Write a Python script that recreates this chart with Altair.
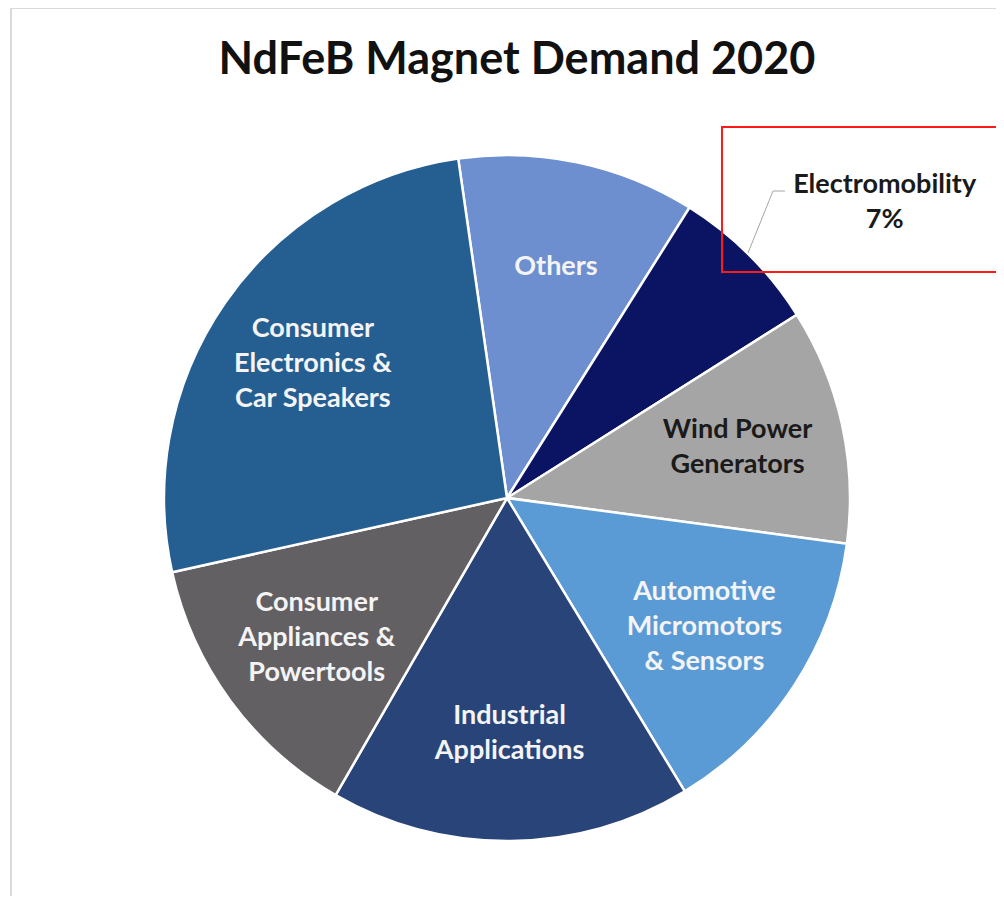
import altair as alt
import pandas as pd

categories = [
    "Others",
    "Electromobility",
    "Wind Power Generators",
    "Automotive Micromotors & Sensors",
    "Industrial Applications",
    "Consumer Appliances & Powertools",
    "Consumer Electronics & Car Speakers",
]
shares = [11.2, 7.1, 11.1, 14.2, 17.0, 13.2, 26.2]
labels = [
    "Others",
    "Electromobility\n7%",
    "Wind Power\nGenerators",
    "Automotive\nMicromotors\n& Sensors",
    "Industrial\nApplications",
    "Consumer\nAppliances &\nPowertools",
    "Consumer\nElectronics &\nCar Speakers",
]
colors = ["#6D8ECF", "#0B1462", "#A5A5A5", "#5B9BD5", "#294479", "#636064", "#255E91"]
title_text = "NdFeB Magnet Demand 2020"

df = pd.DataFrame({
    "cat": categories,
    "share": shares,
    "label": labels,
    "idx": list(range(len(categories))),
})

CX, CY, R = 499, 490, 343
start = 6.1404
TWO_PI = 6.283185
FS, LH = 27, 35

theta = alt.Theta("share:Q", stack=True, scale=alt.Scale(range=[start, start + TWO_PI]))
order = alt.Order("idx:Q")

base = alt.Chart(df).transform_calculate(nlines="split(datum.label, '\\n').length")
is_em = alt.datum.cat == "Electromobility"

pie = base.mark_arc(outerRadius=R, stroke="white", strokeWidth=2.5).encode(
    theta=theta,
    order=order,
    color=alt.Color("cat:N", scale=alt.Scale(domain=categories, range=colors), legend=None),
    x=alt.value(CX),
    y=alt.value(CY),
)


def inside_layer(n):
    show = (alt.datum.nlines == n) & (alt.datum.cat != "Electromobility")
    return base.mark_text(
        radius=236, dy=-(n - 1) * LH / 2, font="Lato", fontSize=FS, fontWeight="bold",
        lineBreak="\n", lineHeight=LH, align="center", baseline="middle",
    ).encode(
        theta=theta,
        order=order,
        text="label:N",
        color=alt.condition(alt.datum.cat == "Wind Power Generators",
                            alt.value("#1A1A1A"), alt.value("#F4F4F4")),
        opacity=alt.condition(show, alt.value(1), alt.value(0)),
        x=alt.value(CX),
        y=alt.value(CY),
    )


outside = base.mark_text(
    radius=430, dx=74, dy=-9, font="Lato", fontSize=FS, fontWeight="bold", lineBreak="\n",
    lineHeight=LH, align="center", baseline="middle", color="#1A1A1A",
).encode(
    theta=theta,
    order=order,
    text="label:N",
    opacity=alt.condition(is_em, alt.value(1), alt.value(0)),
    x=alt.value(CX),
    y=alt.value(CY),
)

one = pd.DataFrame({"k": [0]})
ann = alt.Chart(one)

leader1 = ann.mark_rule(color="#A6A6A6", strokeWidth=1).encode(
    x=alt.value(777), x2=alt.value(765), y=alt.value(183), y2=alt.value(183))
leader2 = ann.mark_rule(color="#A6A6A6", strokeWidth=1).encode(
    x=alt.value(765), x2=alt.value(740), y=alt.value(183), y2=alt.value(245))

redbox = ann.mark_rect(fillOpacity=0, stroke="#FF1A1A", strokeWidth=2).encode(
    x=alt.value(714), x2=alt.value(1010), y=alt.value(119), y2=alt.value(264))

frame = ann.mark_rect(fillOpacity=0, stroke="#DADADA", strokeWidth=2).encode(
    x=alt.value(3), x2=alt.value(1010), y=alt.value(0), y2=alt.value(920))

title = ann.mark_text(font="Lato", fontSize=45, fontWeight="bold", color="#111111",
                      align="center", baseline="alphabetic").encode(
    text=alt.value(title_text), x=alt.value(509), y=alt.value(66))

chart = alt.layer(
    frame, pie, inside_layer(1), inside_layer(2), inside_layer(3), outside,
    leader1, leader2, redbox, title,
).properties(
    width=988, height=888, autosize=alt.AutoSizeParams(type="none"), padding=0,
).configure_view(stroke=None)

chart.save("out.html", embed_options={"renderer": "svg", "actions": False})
* * * * * * *
▶ **REQUIREMENT**
Your task is to repeat the data above exactly while excluding the pictures.

▶ **FINISHED EXERCISE**
Write a Python script that recreates this chart with Altair.
import altair as alt
import pandas as pd

categories = [
    "Others",
    "Electromobility",
    "Wind Power Generators",
    "Automotive Micromotors & Sensors",
    "Industrial Applications",
    "Consumer Appliances & Powertools",
    "Consumer Electronics & Car Speakers",
]
shares = [11.2, 7.1, 11.1, 14.2, 17.0, 13.2, 26.2]
labels = [
    "Others",
    "Electromobility\n7%",
    "Wind Power\nGenerators",
    "Automotive\nMicromotors\n& Sensors",
    "Industrial\nApplications",
    "Consumer\nAppliances &\nPowertools",
    "Consumer\nElectronics &\nCar Speakers",
]
colors = ["#6D8ECF", "#0B1462", "#A5A5A5", "#5B9BD5", "#294479", "#636064", "#255E91"]
title_text = "NdFeB Magnet Demand 2020"

df = pd.DataFrame({
    "cat": categories,
    "share": shares,
    "label": labels,
    "idx": list(range(len(categories))),
})

CX, CY, R = 499, 490, 343
start = 6.1404
TWO_PI = 6.283185
FS, LH = 27, 35

theta = alt.Theta("share:Q", stack=True, scale=alt.Scale(range=[start, start + TWO_PI]))
order = alt.Order("idx:Q")

base = alt.Chart(df).transform_calculate(nlines="split(datum.label, '\\n').length")
is_em = alt.datum.cat == "Electromobility"

pie = base.mark_arc(outerRadius=R, stroke="white", strokeWidth=2.5).encode(
    theta=theta,
    order=order,
    color=alt.Color("cat:N", scale=alt.Scale(domain=categories, range=colors), legend=None),
    x=alt.value(CX),
    y=alt.value(CY),
)


def inside_layer(n):
    show = (alt.datum.nlines == n) & (alt.datum.cat != "Electromobility")
    return base.mark_text(
        radius=236, dy=-(n - 1) * LH / 2, font="Lato", fontSize=FS, fontWeight="bold",
        lineBreak="\n", lineHeight=LH, align="center", baseline="middle",
    ).encode(
        theta=theta,
        order=order,
        text="label:N",
        color=alt.condition(alt.datum.cat == "Wind Power Generators",
                            alt.value("#1A1A1A"), alt.value("#F4F4F4")),
        opacity=alt.condition(show, alt.value(1), alt.value(0)),
        x=alt.value(CX),
        y=alt.value(CY),
    )


outside = base.mark_text(
    radius=430, dx=74, dy=-9, font="Lato", fontSize=FS, fontWeight="bold", lineBreak="\n",
    lineHeight=LH, align="center", baseline="middle", color="#1A1A1A",
).encode(
    theta=theta,
    order=order,
    text="label:N",
    opacity=alt.condition(is_em, alt.value(1), alt.value(0)),
    x=alt.value(CX),
    y=alt.value(CY),
)

one = pd.DataFrame({"k": [0]})
ann = alt.Chart(one)

leader1 = ann.mark_rule(color="#A6A6A6", strokeWidth=1).encode(
    x=alt.value(777), x2=alt.value(765), y=alt.value(183), y2=alt.value(183))
leader2 = ann.mark_rule(color="#A6A6A6", strokeWidth=1).encode(
    x=alt.value(765), x2=alt.value(740), y=alt.value(183), y2=alt.value(245))

redbox = ann.mark_rect(fillOpacity=0, stroke="#FF1A1A", strokeWidth=2).encode(
    x=alt.value(714), x2=alt.value(1010), y=alt.value(119), y2=alt.value(264))

frame = ann.mark_rect(fillOpacity=0, stroke="#DADADA", strokeWidth=2).encode(
    x=alt.value(3), x2=alt.value(1010), y=alt.value(0), y2=alt.value(920))

title = ann.mark_text(font="Lato", fontSize=45, fontWeight="bold", color="#111111",
                      align="center", baseline="alphabetic").encode(
    text=alt.value(title_text), x=alt.value(509), y=alt.value(66))

chart = alt.layer(
    frame, pie, inside_layer(1), inside_layer(2), inside_layer(3), outside,
    leader1, leader2, redbox, title,
).properties(
    width=988, height=888, autosize=alt.AutoSizeParams(type="none"), padding=0,
).configure_view(stroke=None)

chart.save("out.html", embed_options={"renderer": "svg", "actions": False})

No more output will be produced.